In parallel, some initiatives from nonprofit organizations are emerging in order to estimate the energy consumption necessary for certain cloud services when it is not made clear by the providers, such as Boavizta’s Cloud Scanner tool for AWS.

Reduction tips remain timorous regarding sufficiency

AWS, Azure and GCP provide frameworks with best practices for a sustainable usage of their services. The underlying tips mostly concern efficiency – the amount of energy that will be required for a given service: use the appropriate services to answer a given need, set data retention policies, optimize software and architecture to run workloads, etc.

Concerning the carbon intensity of consumed electricity, GCP insists on the importance of choosing regions with low location-based electricity emission factors and puts forward mechanisms such as wind and sun-based workload scheduling.
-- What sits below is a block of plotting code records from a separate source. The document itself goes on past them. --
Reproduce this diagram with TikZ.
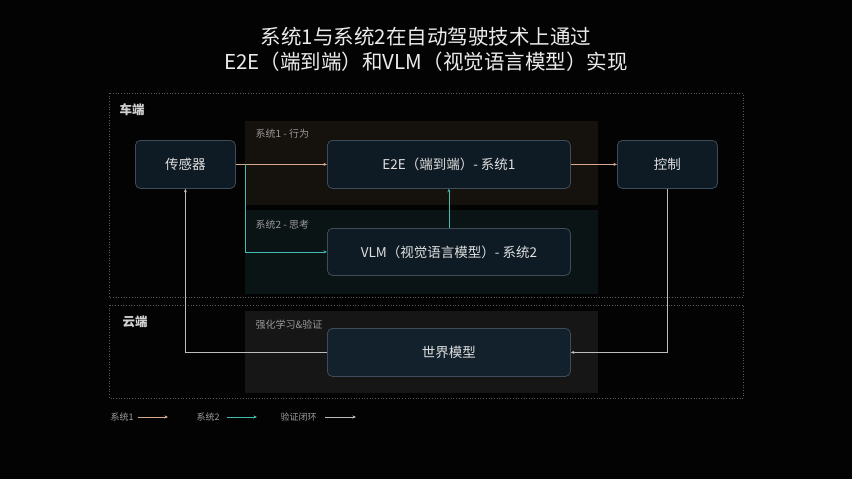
\documentclass[tikz,border=0pt]{standalone}
\usepackage{fontspec}
\setmainfont{Noto Sans CJK SC}
\usepackage{tikz}
\usetikzlibrary{arrows.meta}
\definecolor{bgblack}{HTML}{030303}
\definecolor{sysone}{HTML}{D9AA92}
\definecolor{systwo}{HTML}{3FBDB2}
\definecolor{loopgray}{HTML}{BDBDBD}
\definecolor{boxfill}{HTML}{0E1B25}
\definecolor{worldfill}{HTML}{13212C}
\definecolor{boxline}{HTML}{3C4C5A}
\definecolor{panelone}{HTML}{15110D}
\definecolor{paneltwo}{HTML}{0B1414}
\definecolor{panelthree}{HTML}{161616}
\tikzset{
    block/.style={draw=boxline, fill=boxfill, rounded corners=5pt, line width=0.8pt, text=white!88!black, font=\fontsize{13.5}{15}\selectfont, anchor=north west}, % 定义模块框的样式
    panel label/.style={text=white!60!black, font=\fontsize{10}{11}\selectfont, anchor=west}, % 定义分区标题的样式
    zone/.style={draw=white!35!black, dotted, line width=0.7pt}, % 定义车端/云端虚线框
    link/.style={line width=0.8pt, -{Stealth[length=3.5pt, width=3pt]}} % 定义连线的通用样式
}
\begin{document}
\begin{tikzpicture}[x=1pt, y=-1pt, font=\small]
            \fill[bgblack] (0,0) rectangle (852,479);
            \useasboundingbox (0,0) rectangle (852,479);

            \node[text=white!92!black, font=\fontsize{20.5}{25}\selectfont] (title1) at (426,37) {系统1与系统2在自动驾驶技术上通过};
            \node[text=white!92!black, font=\fontsize{20.5}{25}\selectfont] (title2) at (426,62) {E2E（端到端）和VLM（视觉语言模型）实现};

            % 车端与云端
            \draw[zone] (109,93) rectangle (743,297);
            \draw[zone] (109,305) rectangle (743,398);
            \node[text=white!82!black, font=\bfseries\fontsize{12.5}{14}\selectfont, anchor=west] (car) at (116,110) {车端};
            \node[text=white!82!black, font=\bfseries\fontsize{12.5}{14}\selectfont, anchor=west] (cloud) at (119,322) {云端};

            % 三个分区底色
            \fill[panelone] (245,121) rectangle (598,205);
            \fill[paneltwo] (245,210) rectangle (598,294);
            \fill[panelthree] (245,311) rectangle (598,393);
            \node[panel label] (p1) at (252,134) {系统1 - 行为};
            \node[panel label] (p2) at (252,225) {系统2 - 思考};
            \node[panel label] (p3) at (252,325) {强化学习\&验证};

            \node[block, minimum width=100pt, minimum height=48pt] (sensor) at (135,140) {传感器};
            \node[block, minimum width=243pt, minimum height=48pt] (e2e) at (327,140) {E2E（端到端）- 系统1};
            \node[block, minimum width=100pt, minimum height=48pt] (ctrl) at (617,140) {控制};
            \node[block, minimum width=243pt, minimum height=47pt] (vlm) at (327,228) {VLM（视觉语言模型）- 系统2};
            \node[block, fill=worldfill, minimum width=243pt, minimum height=48pt] (world) at (327,328) {世界模型};

            \coordinate (branch) at (245,164);
            \draw[link, sysone] (sensor) -- (e2e);
            \draw[link, sysone] (e2e) -- (ctrl);
            \draw[link, systwo] (branch) |- (vlm.west);
            \draw[link, systwo] (vlm) -- (e2e);
            \draw[link, loopgray] (ctrl.south) |- (world.east);
            \draw[link, loopgray] (world.west) -| (sensor.south);

            % 图例
            \node[text=white!62!black, font=\fontsize{9}{10}\selectfont, anchor=west] (leg1) at (107,417) {系统1};
            \node[text=white!62!black, font=\fontsize{9}{10}\selectfont, anchor=west] (leg2) at (193,417) {系统2};
            \node[text=white!62!black, font=\fontsize{9}{10}\selectfont, anchor=west] (leg3) at (277,417) {验证闭环};
            \foreach \a/\b/\c in {138/168/sysone, 227/257/systwo, 325/356/loopgray} {
                \coordinate (ls\a) at (\a,417); \coordinate (le\a) at (\b,417);
                \draw[link, line width=0.7pt, \c] (ls\a) -- (le\a);
            }
        \end{tikzpicture}
\end{document}
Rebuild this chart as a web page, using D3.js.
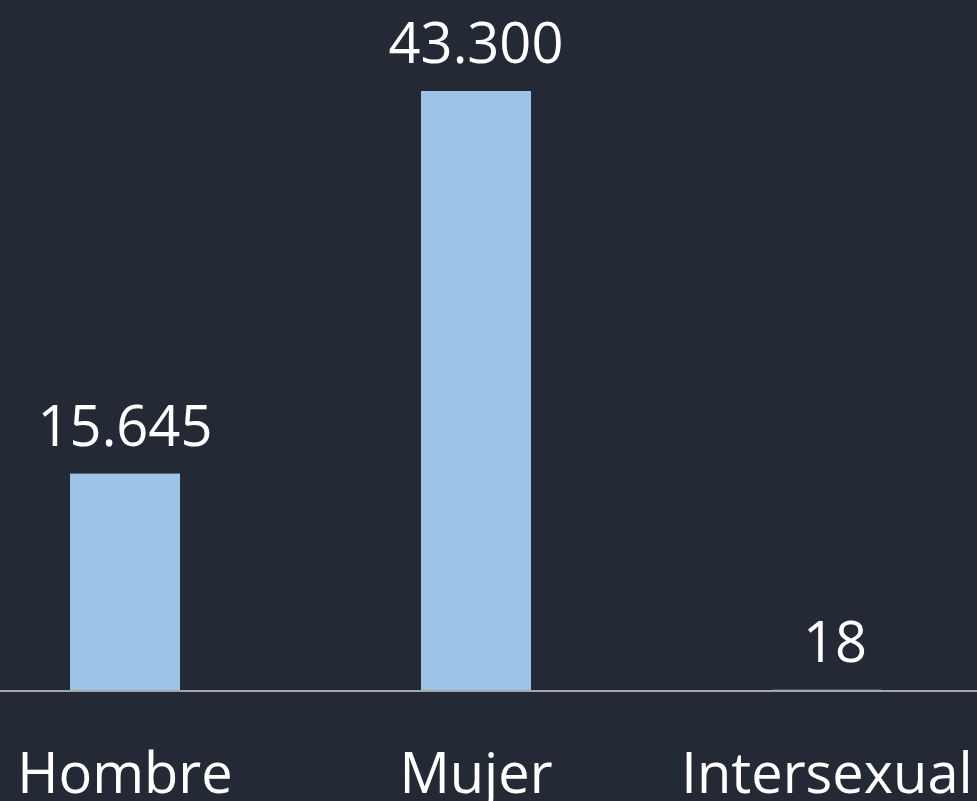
<!DOCTYPE html>
<html>
<head>
<meta charset="utf-8">
<script src="https://cdn.jsdelivr.net/npm/d3@7"></script>
<style>
  html, body { margin: 0; padding: 0; background: #232a36; }
  svg { display: block; }
  text { font-family: "Open Sans", "Noto Sans", sans-serif; fill: #ffffff; }
</style>
</head>
<body>
<div id="viz"></div>
<script>
"use strict";

const categories = ["Hombre", "Mujer", "Intersexual"];
const values = [15645, 43300, 18];
const valueLabels = ["15.645", "43.300", "18"];

const w = 977;
const h = 801;
const baseY = 690;

const svg = d3.select("#viz")
  .append("svg")
  .attr("width", w)
  .attr("height", h);

svg.append("rect")
  .attr("width", w)
  .attr("height", h)
  .attr("fill", "#232a36");

const x = d3.scalePoint()
  .domain(categories)
  .range([125, 827]);

const y = d3.scaleLinear()
  .domain([0, 43300])
  .range([baseY, 91]);

const barW = 110;

// bars
svg.append("g")
  .selectAll("rect")
  .data(values)
  .join("rect")
  .attr("x", (d, i) => x(categories[i]) - barW / 2)
  .attr("y", d => y(d))
  .attr("width", barW)
  .attr("height", d => y(0) - y(d))
  .attr("fill", "#9dc3e6");

// baseline
svg.append("line")
  .attr("x1", 0)
  .attr("x2", w)
  .attr("y1", baseY + 1)
  .attr("y2", baseY + 1)
  .attr("stroke", "#a6a6a6")
  .attr("stroke-width", 2);

// value labels
svg.append("g")
  .selectAll("text")
  .data(values)
  .join("text")
  .attr("x", (d, i) => x(categories[i]) + (i === 2 ? 8 : 0))
  .attr("y", d => y(d) - 28)
  .attr("text-anchor", "middle")
  .attr("font-size", 56)
  .text((d, i) => valueLabels[i]);

// category labels
svg.append("g")
  .selectAll("text")
  .data(categories)
  .join("text")
  .attr("x", d => x(d))
  .attr("y", 793)
  .attr("text-anchor", "middle")
  .attr("font-size", 56)
  .text(d => d);
</script>
</body>
</html>
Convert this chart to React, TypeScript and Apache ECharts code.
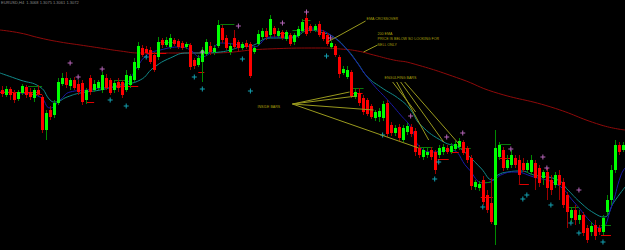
import React, { useEffect, useRef } from "react";
import * as echarts from "echarts";

// Candles: [open, close, low, high]
const candles: number[][] = [
  [160,156,153,164],[155,161,153,164],[161,155,150,163],[157,150,147,160],[151,158,149,160],
  [157,164,155,166],[163,155,152,165],[158,153,150,162],[152,160,148,162],[160,156,154,165],
  [153,120,117,155],[120,137,110,140],[140,133,130,144],[135,147,132,150],[147,168,145,172],
  [166,172,164,177],[172,165,162,178],[164,170,160,172],[170,162,160,173],[166,158,155,170],
  [167,148,145,170],[150,160,146,162],[172,158,155,175],[160,166,158,170],[162,168,160,170],
  [160,175,157,178],[172,162,160,176],[170,157,155,172],[160,167,157,170],[168,162,158,172],
  [168,155,152,170],[160,175,158,180],[165,174,162,176],[170,188,168,192],[182,204,180,208],
  [202,195,193,205],[201,197,196,204],[200,188,186,203],[195,180,178,198],[193,208,190,213],
  [210,205,202,212],[205,210,203,213],[203,212,201,216],[210,206,204,212],[209,203,201,211],
  [207,202,200,209],[203,206,201,208],[205,183,180,207],[190,184,181,192],[185,192,183,195],
  [188,200,168,203],[196,208,194,211],[204,198,195,208],[198,202,195,205],[204,225,202,230],
  [222,210,207,225],[212,202,200,215],[198,204,195,207],[212,203,201,220],[208,202,198,210],
  [202,206,200,208],[207,203,201,210],[206,174,172,208],[198,202,196,204],[206,216,204,220],
  [213,219,210,222],[219,213,210,222],[215,231,212,235],[222,216,213,224],[214,219,212,222],
  [218,212,210,220],[211,218,209,220],[215,206,204,217],[208,215,205,217],[214,221,212,224],
  [219,228,217,231],[232,216,214,236],[224,219,217,226],[220,224,218,226],[226,215,213,229],
  [218,211,209,220],[215,206,204,217],[203,207,201,209],[204,195,193,206],[193,176,172,195],
  [177,181,175,184],[173,180,171,184],[178,154,152,180],[153,158,151,161],[157,147,144,162],
  [152,138,135,155],[150,136,134,152],[144,133,131,146],[132,138,129,140],[133,139,128,142],
  [132,146,129,149],[147,116,113,150],[125,117,114,128],[117,122,114,125],[123,112,109,126],
  [110,122,108,125],[118,124,115,127],[123,116,113,126],[119,98,94,122],[102,95,92,105],
  [93,100,90,102],[95,98,92,102],[100,93,90,103],[98,80,76,100],[95,102,92,105],
  [98,103,95,106],[102,98,96,105],[98,104,96,107],[101,106,99,109],[103,109,100,112],
  [108,97,95,110],[102,90,87,104],[92,64,60,95],[63,68,60,70],[62,66,59,69],
  [70,48,45,74],[55,40,37,60],[47,28,26,72],[25,102,5,120],[93,105,90,108],
  [100,82,79,103],[82,90,80,95],[85,95,82,100],[92,85,82,95],[90,75,65,95],
  [87,80,78,92],[80,87,77,90],[78,90,75,95],[87,72,60,90],[82,67,63,85],
  [72,78,65,80],[78,62,50,82],[70,60,55,75],[65,75,62,78],[75,65,50,80],
  [68,45,42,72],[55,38,22,58],[32,40,28,43],[40,30,25,45],[30,35,26,40],
  [35,17,14,38],[22,10,7,25],[18,24,14,28],[25,14,10,30],[22,18,15,25],
  [18,32,15,35],[38,50,35,55],[50,80,45,85],[80,105,77,110],[105,98,95,108],
  [100,105,98,108],
];

// Slow 200 EMA (dark red)
const ema200Idx = [-0.5, 4.5, 9.5, 14.5, 19.5, 24.5, 29.5, 34.5, 39.5, 52, 66.25, 79.5, 84.5, 88.75, 92.75, 97.75, 102, 114.5, 122.75, 137, 149.5, 155.5];
const ema200Val = [220, 217, 212, 208, 205, 202, 199, 197, 197, 197, 201, 202, 201, 199, 195, 190, 187, 171, 158, 143, 125, 120];

// Medium EMA (teal)
const emaMidIdx = [-0.5, 4.5, 9.5, 12, 13.25, 16.25, 19.5, 24.5, 29.5, 34.5, 37.75, 42, 46.25, 49.5, 54.5, 57, 59.5, 62, 67, 72, 77, 79.5, 82.75, 86.25, 88.75, 91.25, 94.5, 99.5, 102, 104.5, 110.25, 113.75, 116.25, 119.5, 122.5, 123.75, 126.25, 129.5, 132.75, 138.75, 141.25, 144.5, 147.75, 150.25, 152.75, 155.5];
const emaMidVal = [177, 170, 163, 150, 148, 153, 157, 160, 165, 170, 182, 192, 197, 197, 198, 200, 203, 204, 212, 212, 220, 218, 213, 200, 187, 173, 163, 150, 140, 125, 108, 103, 95, 82, 70, 75, 78, 79, 75, 70, 60, 47, 37, 33, 48, 63];

// Fast EMA (dark blue)
const emaFastIdx = [-0.5, 4.5, 9.5, 12, 14.5, 17, 21.25, 24.5, 29.5, 31.25, 33.75, 36.25, 39.5, 44.5, 47, 49.5, 52, 54.5, 59.5, 62.75, 67, 72, 77, 79.5, 81.25, 84.5, 87.75, 90.25, 92.75, 96.25, 99.5, 102, 104.5, 107.75, 112, 116.25, 120.25, 122.75, 124.5, 127.75, 132.75, 138.75, 142.75, 147.75, 149.5, 152, 154.5, 155.5];
const emaFastVal = [158, 157, 153, 142, 150, 158, 160, 162, 163, 167, 183, 195, 200, 203, 200, 193, 197, 207, 205, 203, 213, 213, 222, 220, 217, 207, 192, 178, 165, 150, 135, 123, 102, 98, 100, 82, 67, 70, 75, 78, 73, 65, 48, 25, 22, 42, 75, 82];

// Fractal markers
const upFractalIdx = [17, 19, 25, 50, 59, 70, 76, 82, 102, 111, 115, 127, 135, 136, 144];
const upFractalVal = [187, 173, 181, 198, 224, 227, 238, 212, 134, 113, 117, 101, 93, 82, 60];
const downFractalIdx = [27, 31, 36, 48, 50, 60, 62, 81, 95, 108, 109, 120, 130, 131, 137, 142, 144, 150];
const downFractalVal = [150, 144, 193, 173, 161, 191, 159, 194, 115, 71, 88, 43, 51, 55, 45, 27, 17, 8];

// Horizontal levels: [start, end, value]
const redLevels: number[][] = [
  [-0.5, 9.5, 158], [7, 10, 156], [21, 23, 148], [28, 34, 164], [36, 41, 197], [49, 50.5, 178],
  [69, 71.5, 217], [87, 90, 157], [108.75, 111.5, 91], [112, 114, 98], [119.5, 122.5, 53],
  [124, 127.5, 92], [129, 131.5, 66], [149.5, 152, 15],
];
const greenLevels: number[][] = [
  [6.5, 10, 164], [28, 31, 170], [39.5, 43, 208], [46, 47, 206], [54.5, 58, 226], [72.5, 74.5, 220],
  [75, 77, 230], [87.5, 90.25, 162], [104, 107.5, 103], [114, 117, 102], [119.5, 122, 68],
  [124, 127, 106], [141, 144, 43], [149.5, 152, 25],
];

// Annotations
const noteTexts = ["EMA CROSSOVER", "200 EMA\nPRICE IS BELOW SO LOOKING FOR\nSELL ONLY", "ENGULFING BARS", "INSIDE BARS"];
const noteAnchors: number[][] = [[91, 234], [93.75, 219], [95.5, 175], [63.75, 146]];
const noteLines: number[][][] = [
  [[81.25, 208], [90.75, 229]],
  [[93.75, 205], [90.25, 198]],
  [[97.5, 168], [103.25, 138]],
  [[98.5, 168], [106.5, 110]],
  [[99.5, 168], [110.25, 108]],
  [[100.5, 168], [114.5, 104]],
  [[72.5, 146], [86.75, 158]],
  [[72.5, 146], [88.5, 154]],
  [[72.5, 146], [92.75, 140]],
  [[72.5, 146], [104, 102]],
];

const headerText = "EURUSD,H4  1.3068 1.3075 1.3061 1.3072";

const plusPath = "path://M4 0h2v4h4v2h-4v4h-2v-4h-4v-2h4z";

export default function App() {
  const ref = useRef<HTMLDivElement>(null);
  useEffect(() => {
    if (!ref.current) return;
    const chart = echarts.init(ref.current, undefined, { renderer: "svg" });
    const candleData = candles.map((c, i) => [i, c[0], c[1], c[2], c[3]]);
    const zip = (a: number[], b: number[]) => a.map((v, i) => [v, b[i]]);
    const levelData = (arr: number[][]) => arr.map((l) => ({ coords: [[l[0], l[2]], [l[1], l[2]]] }));

    chart.setOption({
      animation: false,
      backgroundColor: "#000000",
      grid: { left: 0, right: 0, top: 0, bottom: 0 },
      xAxis: { type: "value", min: -0.5, max: 155.5, show: false, splitLine: { show: false } },
      yAxis: { type: "value", min: 0, max: 250, show: false, splitLine: { show: false } },
      graphic: [
        {
          type: "text",
          left: 1,
          top: 0,
          style: { text: headerText, fill: "#8a8a8a", fontSize: 4, fontFamily: "Liberation Sans" },
        },
      ],
      series: [
        {
          type: "line",
          data: zip(ema200Idx, ema200Val),
          smooth: true,
          symbol: "none",
          lineStyle: { color: "#8e0a0a", width: 1 },
          z: 2,
        },
        {
          type: "line",
          data: zip(emaMidIdx, emaMidVal),
          smooth: true,
          symbol: "none",
          lineStyle: { color: "#118a8a", width: 1 },
          z: 2,
        },
        {
          type: "line",
          data: zip(emaFastIdx, emaFastVal),
          smooth: true,
          symbol: "none",
          lineStyle: { color: "#1a1aa8", width: 1 },
          z: 2,
        },
        {
          type: "lines",
          coordinateSystem: "cartesian2d",
          data: levelData(redLevels),
          lineStyle: { color: "#e00000", width: 1, opacity: 1 },
          z: 3,
        },
        {
          type: "lines",
          coordinateSystem: "cartesian2d",
          data: levelData(greenLevels),
          lineStyle: { color: "#0a7a0a", width: 1, opacity: 1 },
          z: 3,
        },
        {
          type: "custom",
          data: candleData,
          z: 4,
          renderItem: (params: any, api: any) => {
            const i = api.value(0);
            const o = api.value(1);
            const c = api.value(2);
            const l = api.value(3);
            const h = api.value(4);
            const pO = api.coord([i, o]);
            const pC = api.coord([i, c]);
            const pL = api.coord([i, l]);
            const pH = api.coord([i, h]);
            const w = 3;
            const up = c >= o;
            const x = Math.round(pO[0]);
            const top = Math.min(pO[1], pC[1]);
            const hgt = Math.max(1, Math.abs(pO[1] - pC[1]));
            return {
              type: "group",
              children: [
                {
                  type: "line",
                  shape: { x1: x + 0.5, y1: pH[1], x2: x + 0.5, y2: pL[1] },
                  style: { stroke: up ? "#008a00" : "#a00000", lineWidth: 1 },
                },
                {
                  type: "rect",
                  shape: { x: x - 1, y: top, width: w, height: hgt },
                  style: { fill: up ? "#00ff00" : "#ff0000" },
                },
              ],
            };
          },
        },
        {
          type: "scatter",
          data: zip(upFractalIdx, upFractalVal),
          symbol: plusPath,
          symbolSize: 5,
          itemStyle: { color: "#e27ee6" },
          z: 5,
        },
        {
          type: "scatter",
          data: zip(downFractalIdx, downFractalVal),
          symbol: plusPath,
          symbolSize: 5,
          itemStyle: { color: "#18c8dc" },
          z: 5,
        },
        {
          type: "lines",
          coordinateSystem: "cartesian2d",
          data: noteLines.map((c) => ({ coords: c })),
          lineStyle: { color: "#9a9a1e", width: 1, opacity: 1 },
          z: 6,
        },
        {
          type: "scatter",
          data: noteAnchors.map((a, i) => ({ value: a, name: noteTexts[i] })),
          symbolSize: 0,
          z: 7,
          label: {
            show: true,
            position: [0, 0],
            align: "left",
            verticalAlign: "top",
            formatter: (p: any) => p.name,
            color: "#d8cc10",
            fontSize: 3.6,
            lineHeight: 5.5,
            fontFamily: "Liberation Sans",
          },
        },
      ],
    });
    return () => chart.dispose();
  }, []);
  return (
    <div
      ref={ref}
      style={{ position: "fixed", left: 0, top: 0, width: 625, height: 250, background: "#000" }}
    />
  );
}
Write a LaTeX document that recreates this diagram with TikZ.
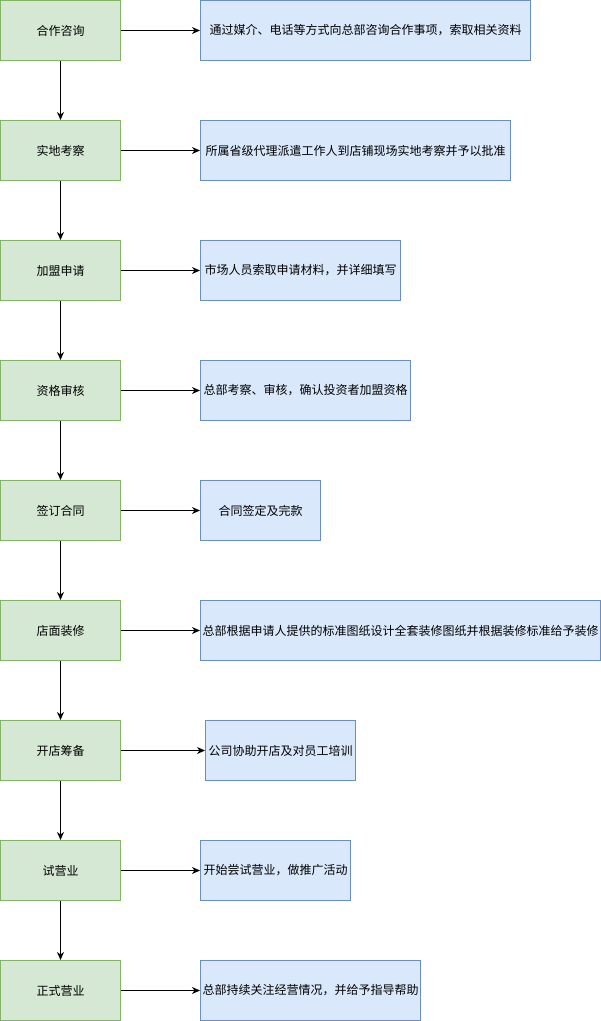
\documentclass[tikz,border=0pt]{standalone}
\usepackage{fontspec}
\setmainfont{Noto Sans CJK SC}
\usetikzlibrary{arrows.meta}
\definecolor{gfill}{HTML}{D5E8D4}
\definecolor{gline}{HTML}{82B366}
\definecolor{bfill}{HTML}{DAE8FC}
\definecolor{bline}{HTML}{6C8EBF}
\begin{document}
\begin{tikzpicture}[x=1pt,y=-1pt,
  stepbox/.style={draw=gline,fill=gfill,line width=1pt,minimum width=120pt,minimum height=60pt,inner sep=0pt,font=\fontsize{12}{14}\selectfont},
  descbox/.style={draw=bline,fill=bfill,line width=1pt,minimum height=60pt,inner sep=0pt,font=\fontsize{12}{14}\selectfont},
  conn/.style={line width=1pt,-{Stealth[length=8pt,width=7pt,inset=2.5pt]}}]
\useasboundingbox (0,0) rectangle (601,1021);
\foreach \i/\t in {0/合作咨询,1/实地考察,2/加盟申请,3/资格审核,4/签订合同,5/店面装修,6/开店筹备,7/试营业,8/正式营业}{
  \node[stepbox] (s\i) at (60.5,{30.5+120*\i}) {\t};
}
\node[descbox,minimum width=330pt] (d0) at (365.5,30.5) {通过媒介、电话等方式向总部咨询合作事项，索取相关资料};
\node[descbox,minimum width=310pt] (d1) at (355.5,150.5) {所属省级代理派遣工作人到店铺现场实地考察并予以批准};
\node[descbox,minimum width=200pt] (d2) at (300.5,270.5) {市场人员索取申请材料，并详细填写};
\node[descbox,minimum width=210pt] (d3) at (305.5,390.5) {总部考察、审核，确认投资者加盟资格};
\node[descbox,minimum width=120pt] (d4) at (260.5,510.5) {合同签定及完款};
\node[descbox,minimum width=400pt] (d5) at (400.5,630.5) {总部根据申请人提供的标准图纸设计全套装修图纸并根据装修标准给予装修};
\node[descbox,minimum width=150pt] (d6) at (280.5,750.5) {公司协助开店及对员工培训};
\node[descbox,minimum width=150pt] (d7) at (275.5,870.5) {开始尝试营业，做推广活动};
\node[descbox,minimum width=220pt] (d8) at (310.5,990.5) {总部持续关注经营情况，并给予指导帮助};
\foreach \i in {0,...,8}{ \draw[conn] (s\i.east) -- (d\i.west); }
\foreach \i [evaluate=\i as \j using int(\i+1)] in {0,...,7}{ \draw[conn] (s\i.south) -- (s\j.north); }
\end{tikzpicture}
\end{document}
One reduction lever is absent, however: sufficiency. While there are plenty of guidelines on how to answer a given need with the most efficient architecture, none mention the necessity to question needs in the first place. The diagnosis remains: hyperscalers are not on track for the 5 to 7% yearly reductions in emissions implied by the Paris agreement and aren’t likely to get on track without rethinking business models with incentives to sufficiency.

Conclusion

With well-optimized buildings and mutualized machines, Cloud datacenters can be a relevant tool to reduce the emissions linked to organizations’ IT activity as long as rebound effects are contained. From a cloud customer’s perspective, the main elements to keep in mind when undergoing a cloud migration or aiming at reducing emissions linked to cloud usage are highlighted in the Net Zero Initiative’s guidance on the IT sector

  • Choosing a region with reliable access to low-carbon electricity – in other words, with a low location-based emission factor for electricity – to host activities,
  • Questioning needs, limiting the growth of IT activity (data storage volumes, CPU usage, expected latency, etc.) – prioritizing setting reduction targets in absolute rather than in intensity may help.

From the provider’s perspective, Amazon and Microsoft must drastically improve the quality of their carbon calculator tools to allow customers to better manage their emissions and comply with the CSRD reporting, and all hyperscalers must give way to more sustainable, less rebound-prone business models.

Customers of Cloud services can play a role as well, by contacting their providers and asking for more transparency and detail on the emissions linked to their purchases. In the meantime, when the covered perimeter of carbon calculators is insufficient, emissions must be re-estimated with hypotheses to be more representative of the actual carbon dependencies at stake.